In reviewing the educational progress which our country has made during the later Middle Ages, our starting point must be the consideration of the ideals which at various times dominated education, and created a supply of, and a demand for, facilities for education.
The ideal behind the schools first established in this country was essentially religious. The early missionaries clearly realised that the Christian religion could not exist side by side with ignorance. It was necessary that provision should be made to enable converts effectively to participate in the divine service offered by the church; it was imperative that Latin should be taught to those who wished properly to understand the teaching of the church and to those who were desirous of being admitted to office in the church. Latin was the native language of the Christian missionaries; the services of the church were conducted in that tongue; and medieval ecclesiastical literature was written in the Latin language. More than this, Latin was the universal language of the civilised world of the time and, it must be remembered, there was no standard language in this country which could act as a substitute. It was in response to this ideal of the Church, the ideal which required that facilities for religious education should be within the reach of all, that the Church set herself to see that in every parish, in every town, in every city, a school should be found.
The progress of the Christian religion entailed a progress in morality. Progress in morality necessarily involved progress in civilisation. With the growth of civilisation, there developed gradually an interest in the things of the mind as well as the things of the body. Thus it came about that education began to possess a value for its own sake, apart from its service in connection with religious progress.
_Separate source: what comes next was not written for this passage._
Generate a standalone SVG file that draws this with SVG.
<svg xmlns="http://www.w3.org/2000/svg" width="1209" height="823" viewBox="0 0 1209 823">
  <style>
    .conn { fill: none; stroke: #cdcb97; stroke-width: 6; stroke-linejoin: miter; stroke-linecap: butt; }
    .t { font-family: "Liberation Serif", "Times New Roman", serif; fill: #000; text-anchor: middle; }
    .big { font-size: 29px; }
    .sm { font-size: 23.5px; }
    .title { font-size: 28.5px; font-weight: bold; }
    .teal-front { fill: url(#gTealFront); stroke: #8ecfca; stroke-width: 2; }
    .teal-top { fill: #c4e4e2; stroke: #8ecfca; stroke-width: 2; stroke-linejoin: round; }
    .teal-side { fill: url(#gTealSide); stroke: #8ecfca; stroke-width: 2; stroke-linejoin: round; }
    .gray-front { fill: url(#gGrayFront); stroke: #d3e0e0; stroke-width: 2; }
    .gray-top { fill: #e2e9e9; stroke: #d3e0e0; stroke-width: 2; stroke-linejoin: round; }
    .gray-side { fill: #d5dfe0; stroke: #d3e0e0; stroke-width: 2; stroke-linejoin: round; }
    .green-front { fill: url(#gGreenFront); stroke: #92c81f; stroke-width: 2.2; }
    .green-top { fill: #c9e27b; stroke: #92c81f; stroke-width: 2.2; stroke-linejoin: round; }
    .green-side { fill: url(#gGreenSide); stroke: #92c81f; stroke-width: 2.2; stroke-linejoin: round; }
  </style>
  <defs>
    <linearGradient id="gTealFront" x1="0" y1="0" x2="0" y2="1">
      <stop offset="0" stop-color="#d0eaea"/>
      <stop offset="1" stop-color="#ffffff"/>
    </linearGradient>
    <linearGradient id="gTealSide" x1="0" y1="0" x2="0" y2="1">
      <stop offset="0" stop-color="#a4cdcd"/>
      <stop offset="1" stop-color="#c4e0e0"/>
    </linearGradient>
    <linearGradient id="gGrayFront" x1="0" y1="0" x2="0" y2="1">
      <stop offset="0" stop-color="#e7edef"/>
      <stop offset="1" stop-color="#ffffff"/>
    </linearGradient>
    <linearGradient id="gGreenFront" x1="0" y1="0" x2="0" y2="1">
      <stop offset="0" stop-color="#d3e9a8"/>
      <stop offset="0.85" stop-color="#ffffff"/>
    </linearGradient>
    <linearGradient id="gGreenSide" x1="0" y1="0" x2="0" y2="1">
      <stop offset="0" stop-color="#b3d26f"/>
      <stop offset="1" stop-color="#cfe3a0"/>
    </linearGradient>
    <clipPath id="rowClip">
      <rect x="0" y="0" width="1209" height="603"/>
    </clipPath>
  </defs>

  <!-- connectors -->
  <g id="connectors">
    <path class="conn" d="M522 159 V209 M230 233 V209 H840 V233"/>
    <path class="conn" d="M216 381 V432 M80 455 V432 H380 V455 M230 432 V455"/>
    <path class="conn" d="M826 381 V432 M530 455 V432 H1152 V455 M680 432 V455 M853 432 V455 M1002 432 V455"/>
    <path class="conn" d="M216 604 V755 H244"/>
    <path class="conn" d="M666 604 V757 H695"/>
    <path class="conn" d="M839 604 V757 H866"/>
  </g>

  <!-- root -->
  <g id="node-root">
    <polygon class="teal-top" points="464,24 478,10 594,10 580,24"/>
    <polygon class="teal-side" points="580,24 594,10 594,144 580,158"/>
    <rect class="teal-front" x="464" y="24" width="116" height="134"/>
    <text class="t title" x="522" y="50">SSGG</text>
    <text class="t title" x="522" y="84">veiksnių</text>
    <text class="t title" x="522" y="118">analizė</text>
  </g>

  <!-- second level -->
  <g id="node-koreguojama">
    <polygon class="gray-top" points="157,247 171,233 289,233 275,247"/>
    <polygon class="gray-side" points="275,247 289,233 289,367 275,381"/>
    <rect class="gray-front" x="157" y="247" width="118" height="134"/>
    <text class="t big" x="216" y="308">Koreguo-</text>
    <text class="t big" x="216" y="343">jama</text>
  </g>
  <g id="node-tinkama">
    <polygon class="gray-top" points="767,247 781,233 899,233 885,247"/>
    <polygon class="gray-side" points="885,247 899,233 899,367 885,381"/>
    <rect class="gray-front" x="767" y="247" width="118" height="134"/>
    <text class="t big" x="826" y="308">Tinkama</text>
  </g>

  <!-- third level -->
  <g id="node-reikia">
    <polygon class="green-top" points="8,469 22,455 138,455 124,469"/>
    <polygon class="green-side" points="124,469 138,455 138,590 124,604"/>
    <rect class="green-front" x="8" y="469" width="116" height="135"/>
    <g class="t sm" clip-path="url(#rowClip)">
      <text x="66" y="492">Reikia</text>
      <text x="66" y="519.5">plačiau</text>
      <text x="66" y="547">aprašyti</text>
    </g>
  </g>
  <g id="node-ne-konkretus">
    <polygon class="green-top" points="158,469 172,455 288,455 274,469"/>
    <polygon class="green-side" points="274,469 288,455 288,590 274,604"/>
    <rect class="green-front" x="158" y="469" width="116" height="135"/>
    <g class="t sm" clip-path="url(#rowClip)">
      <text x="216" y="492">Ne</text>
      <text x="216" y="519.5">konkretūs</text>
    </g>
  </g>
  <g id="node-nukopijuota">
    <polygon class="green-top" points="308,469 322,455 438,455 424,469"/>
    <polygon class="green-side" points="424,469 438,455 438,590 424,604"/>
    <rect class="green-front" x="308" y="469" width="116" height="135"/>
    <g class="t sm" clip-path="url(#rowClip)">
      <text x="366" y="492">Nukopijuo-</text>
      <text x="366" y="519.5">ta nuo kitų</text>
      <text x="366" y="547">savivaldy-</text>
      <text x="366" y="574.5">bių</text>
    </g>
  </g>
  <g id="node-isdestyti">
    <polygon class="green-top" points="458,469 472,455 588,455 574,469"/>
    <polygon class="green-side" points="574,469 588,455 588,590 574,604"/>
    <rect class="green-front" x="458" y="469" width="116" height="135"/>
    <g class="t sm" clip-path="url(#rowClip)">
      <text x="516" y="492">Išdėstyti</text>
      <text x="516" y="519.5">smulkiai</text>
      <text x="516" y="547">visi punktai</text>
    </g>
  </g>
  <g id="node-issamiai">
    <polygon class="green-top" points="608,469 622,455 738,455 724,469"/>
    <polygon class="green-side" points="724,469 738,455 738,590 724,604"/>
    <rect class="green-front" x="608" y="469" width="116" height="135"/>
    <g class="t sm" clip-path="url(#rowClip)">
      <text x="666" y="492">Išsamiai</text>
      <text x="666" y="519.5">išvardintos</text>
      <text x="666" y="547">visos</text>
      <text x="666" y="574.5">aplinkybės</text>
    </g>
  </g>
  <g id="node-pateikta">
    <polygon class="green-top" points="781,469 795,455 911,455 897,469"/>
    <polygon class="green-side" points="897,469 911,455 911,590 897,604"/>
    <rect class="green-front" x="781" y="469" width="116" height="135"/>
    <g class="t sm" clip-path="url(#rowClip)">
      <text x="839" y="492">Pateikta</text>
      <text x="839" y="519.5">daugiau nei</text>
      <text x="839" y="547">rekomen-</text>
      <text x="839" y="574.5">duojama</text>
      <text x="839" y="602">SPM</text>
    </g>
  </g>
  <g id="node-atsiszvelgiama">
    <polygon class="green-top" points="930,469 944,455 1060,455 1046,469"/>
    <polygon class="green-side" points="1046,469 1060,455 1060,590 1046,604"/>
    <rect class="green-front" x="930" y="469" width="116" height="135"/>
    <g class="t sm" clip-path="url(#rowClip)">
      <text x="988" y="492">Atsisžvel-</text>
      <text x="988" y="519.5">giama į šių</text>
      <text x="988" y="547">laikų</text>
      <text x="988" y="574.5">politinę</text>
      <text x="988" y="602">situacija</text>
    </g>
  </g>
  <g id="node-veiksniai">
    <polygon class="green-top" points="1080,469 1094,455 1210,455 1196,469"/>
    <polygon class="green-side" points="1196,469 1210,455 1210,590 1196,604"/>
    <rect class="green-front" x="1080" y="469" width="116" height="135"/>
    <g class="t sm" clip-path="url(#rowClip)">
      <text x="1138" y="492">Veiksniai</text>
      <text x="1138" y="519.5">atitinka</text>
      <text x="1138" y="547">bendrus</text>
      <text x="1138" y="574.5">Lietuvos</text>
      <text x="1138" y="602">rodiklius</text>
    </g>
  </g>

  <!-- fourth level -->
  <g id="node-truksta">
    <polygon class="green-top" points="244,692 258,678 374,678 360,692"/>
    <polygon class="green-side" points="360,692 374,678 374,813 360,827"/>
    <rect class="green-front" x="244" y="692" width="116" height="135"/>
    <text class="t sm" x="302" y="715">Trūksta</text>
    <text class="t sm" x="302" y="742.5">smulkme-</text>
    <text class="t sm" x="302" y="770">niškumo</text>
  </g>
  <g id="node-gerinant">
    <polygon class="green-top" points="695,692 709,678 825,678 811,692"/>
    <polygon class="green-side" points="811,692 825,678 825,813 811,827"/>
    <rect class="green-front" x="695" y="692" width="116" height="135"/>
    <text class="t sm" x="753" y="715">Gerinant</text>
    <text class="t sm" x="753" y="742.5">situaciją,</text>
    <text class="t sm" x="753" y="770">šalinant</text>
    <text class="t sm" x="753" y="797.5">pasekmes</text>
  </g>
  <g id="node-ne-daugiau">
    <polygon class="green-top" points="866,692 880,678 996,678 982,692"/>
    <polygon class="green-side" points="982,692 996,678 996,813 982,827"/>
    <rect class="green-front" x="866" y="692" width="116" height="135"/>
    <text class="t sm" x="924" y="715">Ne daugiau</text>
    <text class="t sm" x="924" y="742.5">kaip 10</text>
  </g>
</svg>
But the ideal of education, as necessary for moral perfection, never ceased to be the ideal behind the establishment of church schools. From the earliest date three things have been considered necessary for religious education: there must be a training in habits of worship and devotion, the mind must be stored with adequate and systematised knowledge of the doctrine of the Church to serve as a guide to conduct, and there must be held before the mind of the pupil the ideal character of Christ, human and divine.
Hence we note that the curriculum of the schools evolved in response to this ideal. It consisted, as we have seen, of song and grammar: song, because of its value in the training of habits of worship and devotion; grammar, because it put the scholar in possession of the key to unlock the store of knowledge which the Church possessed.
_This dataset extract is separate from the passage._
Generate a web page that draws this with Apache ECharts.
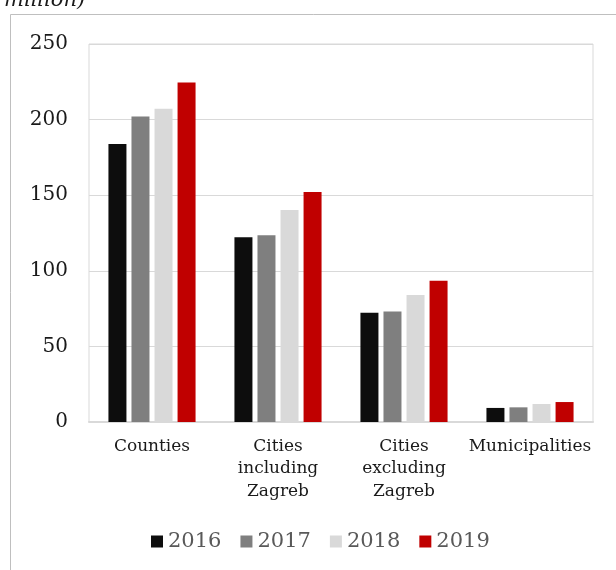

Gradually another ideal came into existence. People began to realise that these church schools were useful for “bread and butter” purposes. Just as the ideal which we have first outlined and which created the supply of schools was the highest possible, so the motive which exercised an important influence upon the demand for schools was the lowest possible. Yet, it must be confessed that the “bread and butter” motive proved to be a most powerful one in stimulating the demand for schools. Throughout the history of the human race self-interest has always been a powerful stimulant to action. Under normal circumstances and in the great majority of cases, as soon as a man freely realises that a certain course will be of service to him, he proceeds to take the necessary action.
These two ideals were in operation, side by side, during the period from the eleventh century to the close of the Middle Ages. The authorities of the church, believing in the value of education as an agency for the elevation of the human character sought to provide schools; the principle of self-interest, in many cases, led children to attend these schools.
Towards the latter part of the period we are now concerned with, a new ideal and a new agency gradually manifested itself. The new ideal arose out of the perception of the value of education. Education began to be conceived of as a preparation for a life in this world as well as a life in eternity; now “learning and manners” begin to be combined just as previously “religion and letters” were linked together. Thus we read that the school at Wisbech was founded that children might be instructed in “godly and vertuos lerninge,”[740] and the school at Tewkesbury “for the bringynge up of the saide youths in knowlege of vertue and good learninge.”[741]